Electron cyclotron resonance heating and current drive in the W7-X stellarator

Electron cyclotron resonance heating and electron cyclotron current drive (ECCD) in the W7-X stellarator, which is presently under construction, are investigated by means of a ray-tracing code. Two heating schemes are considered: launching of extraordinary and ordinary waves from the low magnetic field side at the second harmonic of the electron cyclotron frequency. Full power absorption is typically obtained for the extraordinary mode at the second harmonic for the predicted plasma parameters of W7-X. In this case, current drive calculations are also performed to determine the optimum launching conditions. A current drive efficiency, eta(ECCD), of the order of 20 A kW(-1) is obtained for the scenarios of low-field-side injection under consideration (for a density n(e) similar or equal to 2-4 x 10(19) m(-3), and a temperature T-e similar or equal to 3-4 keV), corresponding to a normalized efficiency gamma(ECCD) similar or equal to 0.02 x 10(20) A W-1 m(-2).
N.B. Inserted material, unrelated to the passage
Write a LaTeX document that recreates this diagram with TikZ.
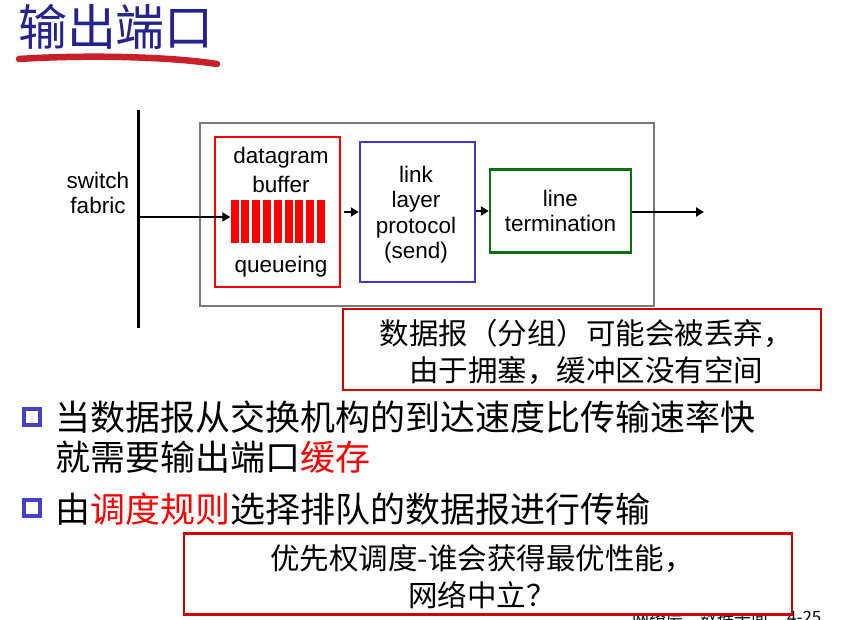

ECCD can be used to tailor the radial profile of the rotational transform (in order, for example, to compensate the residual bootstrap current, and to avoid low-order rational surfaces inside the plasma). A variational calculation of ECCD, extended to take trapped-particle effects into account, and its straightforward implementation in the ray-tracing code are briefly presented. The results for the driven current are compared with estimates of the residual bootstrap current in the optimized magnetic configuration of W7-X. Significant absorption is found over a wide density range also in the case of ordinary mode heating at the second harmonic, allowing an extension of the operational parameter window to higher densities.